>> BEGIN DATA PROVIDED

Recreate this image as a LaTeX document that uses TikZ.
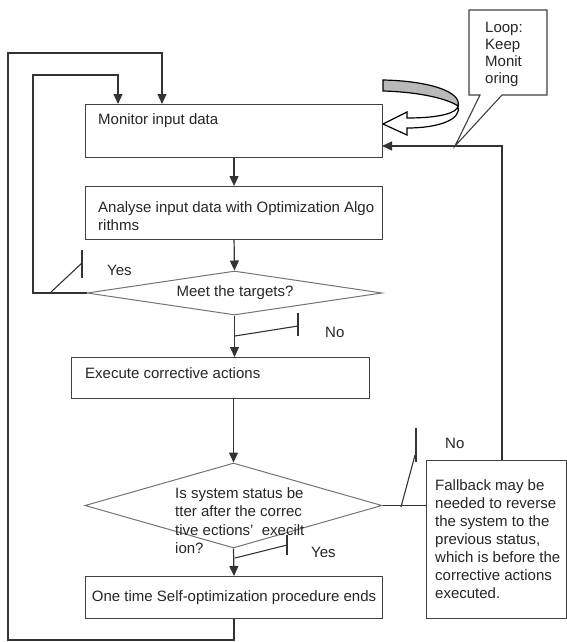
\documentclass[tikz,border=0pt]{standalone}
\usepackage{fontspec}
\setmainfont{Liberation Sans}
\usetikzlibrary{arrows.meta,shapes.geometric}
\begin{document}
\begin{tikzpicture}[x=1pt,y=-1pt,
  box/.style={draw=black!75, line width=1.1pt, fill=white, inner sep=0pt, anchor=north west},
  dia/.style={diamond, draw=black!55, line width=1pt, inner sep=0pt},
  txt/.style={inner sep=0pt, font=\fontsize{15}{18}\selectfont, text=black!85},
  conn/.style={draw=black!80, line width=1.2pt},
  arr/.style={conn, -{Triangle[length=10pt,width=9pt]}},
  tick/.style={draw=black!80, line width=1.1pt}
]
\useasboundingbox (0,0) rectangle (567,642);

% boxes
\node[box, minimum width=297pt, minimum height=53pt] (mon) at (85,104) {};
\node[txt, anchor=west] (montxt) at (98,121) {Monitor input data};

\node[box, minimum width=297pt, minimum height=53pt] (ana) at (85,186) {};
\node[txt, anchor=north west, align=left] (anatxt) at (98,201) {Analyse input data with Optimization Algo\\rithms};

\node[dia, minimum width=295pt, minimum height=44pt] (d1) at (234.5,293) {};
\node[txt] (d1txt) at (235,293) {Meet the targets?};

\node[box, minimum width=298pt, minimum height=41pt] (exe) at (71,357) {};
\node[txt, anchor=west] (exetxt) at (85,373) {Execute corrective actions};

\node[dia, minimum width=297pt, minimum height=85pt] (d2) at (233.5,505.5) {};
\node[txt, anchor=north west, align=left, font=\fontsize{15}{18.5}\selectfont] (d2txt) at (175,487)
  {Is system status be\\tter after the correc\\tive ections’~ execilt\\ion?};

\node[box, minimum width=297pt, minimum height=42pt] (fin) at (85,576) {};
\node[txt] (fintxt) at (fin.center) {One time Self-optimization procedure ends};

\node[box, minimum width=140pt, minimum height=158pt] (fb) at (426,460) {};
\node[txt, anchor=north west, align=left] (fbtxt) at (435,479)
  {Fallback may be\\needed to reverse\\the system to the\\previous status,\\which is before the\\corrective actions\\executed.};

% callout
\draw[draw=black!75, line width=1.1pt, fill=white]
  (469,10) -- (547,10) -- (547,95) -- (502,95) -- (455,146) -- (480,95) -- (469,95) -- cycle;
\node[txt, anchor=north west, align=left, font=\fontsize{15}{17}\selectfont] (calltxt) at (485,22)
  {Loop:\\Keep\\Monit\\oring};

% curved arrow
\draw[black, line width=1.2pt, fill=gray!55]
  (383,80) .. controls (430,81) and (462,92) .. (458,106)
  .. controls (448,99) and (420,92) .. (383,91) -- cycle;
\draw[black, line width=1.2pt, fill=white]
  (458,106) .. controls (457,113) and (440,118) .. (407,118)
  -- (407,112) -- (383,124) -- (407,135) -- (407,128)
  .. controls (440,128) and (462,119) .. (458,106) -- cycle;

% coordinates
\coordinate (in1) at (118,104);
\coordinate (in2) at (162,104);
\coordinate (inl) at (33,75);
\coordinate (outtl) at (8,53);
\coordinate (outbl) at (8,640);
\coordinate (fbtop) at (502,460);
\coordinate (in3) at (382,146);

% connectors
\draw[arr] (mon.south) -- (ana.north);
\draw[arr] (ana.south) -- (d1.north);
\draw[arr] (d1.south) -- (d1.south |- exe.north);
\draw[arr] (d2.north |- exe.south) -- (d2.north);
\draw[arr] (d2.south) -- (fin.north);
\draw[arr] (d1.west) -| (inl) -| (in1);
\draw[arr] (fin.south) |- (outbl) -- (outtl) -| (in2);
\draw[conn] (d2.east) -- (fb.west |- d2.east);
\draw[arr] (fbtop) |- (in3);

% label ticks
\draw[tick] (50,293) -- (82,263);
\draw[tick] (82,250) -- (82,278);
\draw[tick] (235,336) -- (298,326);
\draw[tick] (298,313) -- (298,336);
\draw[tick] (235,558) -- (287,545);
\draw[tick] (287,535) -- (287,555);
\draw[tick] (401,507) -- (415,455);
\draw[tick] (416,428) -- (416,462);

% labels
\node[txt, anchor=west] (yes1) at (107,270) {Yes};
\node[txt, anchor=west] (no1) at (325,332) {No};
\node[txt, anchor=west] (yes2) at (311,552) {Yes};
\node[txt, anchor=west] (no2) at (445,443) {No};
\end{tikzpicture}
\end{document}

>> END DATA PROVIDED

(INSTRUCTIONS FOR THE TASK): All of the material above should be reproduced exactly, except the pictures.

(TASK SOLUTION):
Recreate this image as a LaTeX document that uses TikZ.
\documentclass[tikz,border=0pt]{standalone}
\usepackage{fontspec}
\setmainfont{Liberation Sans}
\usetikzlibrary{arrows.meta,shapes.geometric}
\begin{document}
\begin{tikzpicture}[x=1pt,y=-1pt,
  box/.style={draw=black!75, line width=1.1pt, fill=white, inner sep=0pt, anchor=north west},
  dia/.style={diamond, draw=black!55, line width=1pt, inner sep=0pt},
  txt/.style={inner sep=0pt, font=\fontsize{15}{18}\selectfont, text=black!85},
  conn/.style={draw=black!80, line width=1.2pt},
  arr/.style={conn, -{Triangle[length=10pt,width=9pt]}},
  tick/.style={draw=black!80, line width=1.1pt}
]
\useasboundingbox (0,0) rectangle (567,642);

% boxes
\node[box, minimum width=297pt, minimum height=53pt] (mon) at (85,104) {};
\node[txt, anchor=west] (montxt) at (98,121) {Monitor input data};

\node[box, minimum width=297pt, minimum height=53pt] (ana) at (85,186) {};
\node[txt, anchor=north west, align=left] (anatxt) at (98,201) {Analyse input data with Optimization Algo\\rithms};

\node[dia, minimum width=295pt, minimum height=44pt] (d1) at (234.5,293) {};
\node[txt] (d1txt) at (235,293) {Meet the targets?};

\node[box, minimum width=298pt, minimum height=41pt] (exe) at (71,357) {};
\node[txt, anchor=west] (exetxt) at (85,373) {Execute corrective actions};

\node[dia, minimum width=297pt, minimum height=85pt] (d2) at (233.5,505.5) {};
\node[txt, anchor=north west, align=left, font=\fontsize{15}{18.5}\selectfont] (d2txt) at (175,487)
  {Is system status be\\tter after the correc\\tive ections’~ execilt\\ion?};

\node[box, minimum width=297pt, minimum height=42pt] (fin) at (85,576) {};
\node[txt] (fintxt) at (fin.center) {One time Self-optimization procedure ends};

\node[box, minimum width=140pt, minimum height=158pt] (fb) at (426,460) {};
\node[txt, anchor=north west, align=left] (fbtxt) at (435,479)
  {Fallback may be\\needed to reverse\\the system to the\\previous status,\\which is before the\\corrective actions\\executed.};

% callout
\draw[draw=black!75, line width=1.1pt, fill=white]
  (469,10) -- (547,10) -- (547,95) -- (502,95) -- (455,146) -- (480,95) -- (469,95) -- cycle;
\node[txt, anchor=north west, align=left, font=\fontsize{15}{17}\selectfont] (calltxt) at (485,22)
  {Loop:\\Keep\\Monit\\oring};

% curved arrow
\draw[black, line width=1.2pt, fill=gray!55]
  (383,80) .. controls (430,81) and (462,92) .. (458,106)
  .. controls (448,99) and (420,92) .. (383,91) -- cycle;
\draw[black, line width=1.2pt, fill=white]
  (458,106) .. controls (457,113) and (440,118) .. (407,118)
  -- (407,112) -- (383,124) -- (407,135) -- (407,128)
  .. controls (440,128) and (462,119) .. (458,106) -- cycle;

% coordinates
\coordinate (in1) at (118,104);
\coordinate (in2) at (162,104);
\coordinate (inl) at (33,75);
\coordinate (outtl) at (8,53);
\coordinate (outbl) at (8,640);
\coordinate (fbtop) at (502,460);
\coordinate (in3) at (382,146);

% connectors
\draw[arr] (mon.south) -- (ana.north);
\draw[arr] (ana.south) -- (d1.north);
\draw[arr] (d1.south) -- (d1.south |- exe.north);
\draw[arr] (d2.north |- exe.south) -- (d2.north);
\draw[arr] (d2.south) -- (fin.north);
\draw[arr] (d1.west) -| (inl) -| (in1);
\draw[arr] (fin.south) |- (outbl) -- (outtl) -| (in2);
\draw[conn] (d2.east) -- (fb.west |- d2.east);
\draw[arr] (fbtop) |- (in3);

% label ticks
\draw[tick] (50,293) -- (82,263);
\draw[tick] (82,250) -- (82,278);
\draw[tick] (235,336) -- (298,326);
\draw[tick] (298,313) -- (298,336);
\draw[tick] (235,558) -- (287,545);
\draw[tick] (287,535) -- (287,555);
\draw[tick] (401,507) -- (415,455);
\draw[tick] (416,428) -- (416,462);

% labels
\node[txt, anchor=west] (yes1) at (107,270) {Yes};
\node[txt, anchor=west] (no1) at (325,332) {No};
\node[txt, anchor=west] (yes2) at (311,552) {Yes};
\node[txt, anchor=west] (no2) at (445,443) {No};
\end{tikzpicture}
\end{document}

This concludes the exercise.